Preserving human choice recognises that people should have agency in how much they interact with and depend on AI systems. Not everyone will want to work alongside robots or have their performance monitored by algorithms. As we automate, we should create space for people to opt for more human-centred work arrangements, even if they’re less ‘efficient’ by narrow metrics.
AI advancement is inevitable. The technology will continue to improve, costs will continue to fall, and adoption will continue to accelerate. But how we advance, the values we embed, the priorities we set, the people we include in decision-making, none of that is predetermined.
This is the central challenge of humAInism: Can we build a future where technology serves human flourishing for all people, not just those who own the robots or write the algorithms? Can we ensure that increased productivity translates to improved quality of life broadly shared, rather than concentrated wealth alongside mass displacement?
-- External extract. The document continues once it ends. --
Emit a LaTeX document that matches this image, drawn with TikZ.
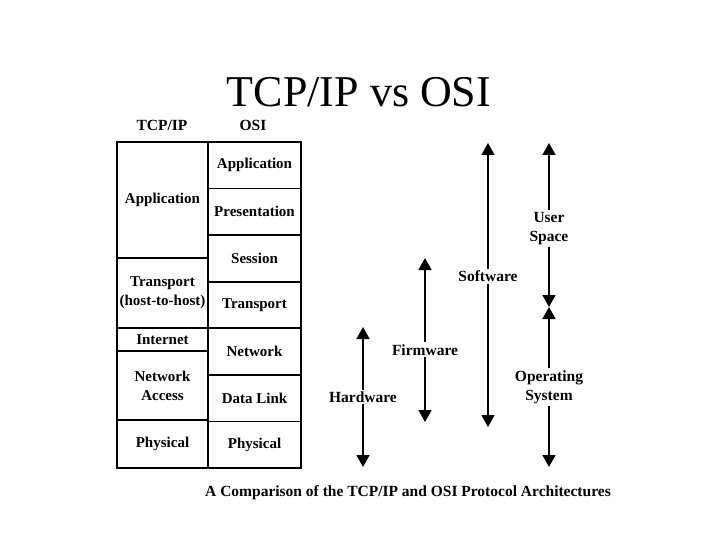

These questions can not be answered by technologists alone. They require input from workers whose jobs are being transformed, from ethicists thinking about dignity and purpose, from policymakers balancing innovation with social stability, and from communities experiencing these changes firsthand.
The layoffs making headlines and the robots rolling off production lines represent inflexion points in the human story, moments that will shape what kind of society we become. How we respond will define whether we let the pursuit of efficiency override human dignity, or insist that our tools, no matter how sophisticated, remain in service of human wellbeing.
The choice is ours, but the window to make it thoughtfully rather than reactively is narrowing. The work of humAInism, ensuring that AI advancement is guided by human values and directed toward human flourishing, has never been more urgent. Ultimately, it’s possible to align innovation with dignity if we insist on it. The question is not whether technology advances, but whether we make dignity a core design principle as we shape the AI-powered future.